-- Start --
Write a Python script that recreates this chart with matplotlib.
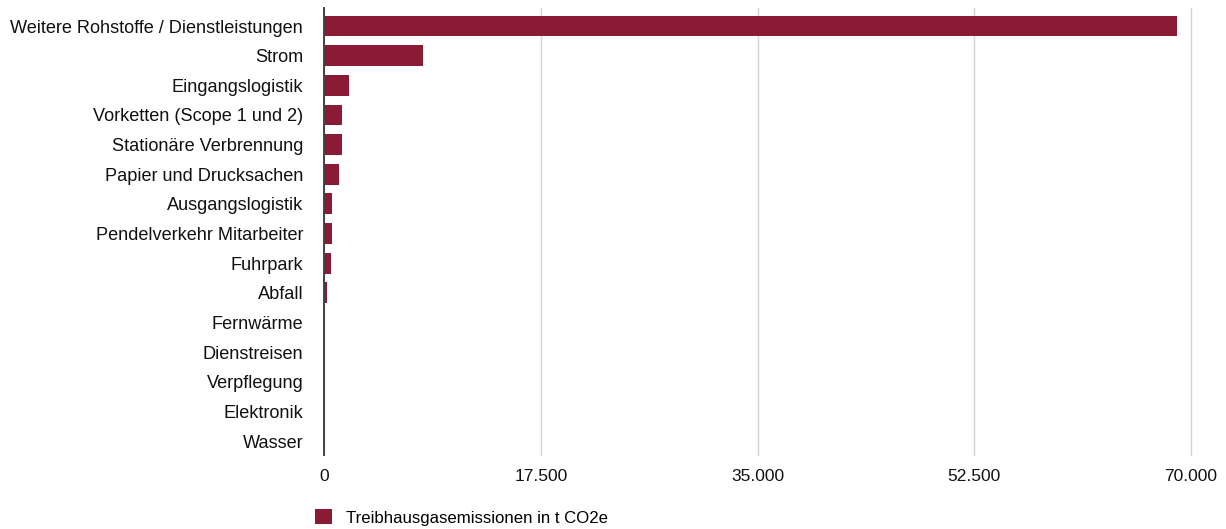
import matplotlib
matplotlib.use("Agg")
import matplotlib.pyplot as plt
import matplotlib.ticker as tck

plt.rcParams['font.family'] = ['Liberation Sans', 'DejaVu Sans']

categories = ['Weitere Rohstoffe / Dienstleistungen', 'Strom', 'Eingangslogistik',
              'Vorketten (Scope 1 und 2)', 'Stationäre Verbrennung', 'Papier und Drucksachen',
              'Ausgangslogistik', 'Pendelverkehr Mitarbeiter', 'Fuhrpark', 'Abfall',
              'Fernwärme', 'Dienstreisen', 'Verpflegung', 'Elektronik', 'Wasser']
emissions = [68900, 8010, 2040, 1430, 1430, 1190, 620, 620, 540, 220,
             15, 10, 8, 5, 2]
xticks = [0, 17500, 35000, 52500, 70000]
series_label = 'Treibhausgasemissionen in t CO2e'
bar_color = '#8b1a35'

fig = plt.figure(figsize=(12.26, 5.29), dpi=100)
ax = fig.add_axes([0.2643, 0.14, 0.7072, 0.845])

ypos = list(range(len(categories)))
ax.barh(ypos, emissions, height=0.7, color=bar_color, label=series_label, zorder=3)
ax.set_ylim(14.47, -0.61)
ax.set_xlim(0, 70000)
ax.set_yticks(ypos)
ax.set_yticklabels(categories, fontsize=13.1, color='#111111')
ax.set_xticks(xticks)
ax.xaxis.set_major_formatter(tck.FuncFormatter(lambda v, p: f'{int(v):,}'.replace(',', '.')))
ax.tick_params(axis='x', length=0, pad=10, labelsize=12.5, labelcolor='#111111')
ax.tick_params(axis='y', length=0, pad=15)

ax.grid(axis='x', color='#d4d4d4', linewidth=1.0, zorder=0)
for line in ax.get_xgridlines():
    line.set_clip_on(False)
for s in ['top', 'right', 'bottom']:
    ax.spines[s].set_visible(False)
ax.spines['left'].set_color('#444444')
ax.spines['left'].set_linewidth(1.4)
ax.spines['left'].set_zorder(4)

fig.legend(loc='lower left', bbox_to_anchor=(0.245, -0.022), frameon=False,
           fontsize=12.1, handlelength=1.0, handleheight=1.0, handletextpad=0.8)

fig.savefig('out.png', dpi=100)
-- End --
■ What this task involves:
Write down every line from the opening of the listing to the line with "plt.rcParams['font.family'] = ['Liberation", both included, and nothing else; the pictures are omitted.

■ The solution:
Write a Python script that recreates this chart with matplotlib.
import matplotlib
matplotlib.use("Agg")
import matplotlib.pyplot as plt
import matplotlib.ticker as tck

plt.rcParams['font.family'] = ['Liberation Sans', 'DejaVu Sans']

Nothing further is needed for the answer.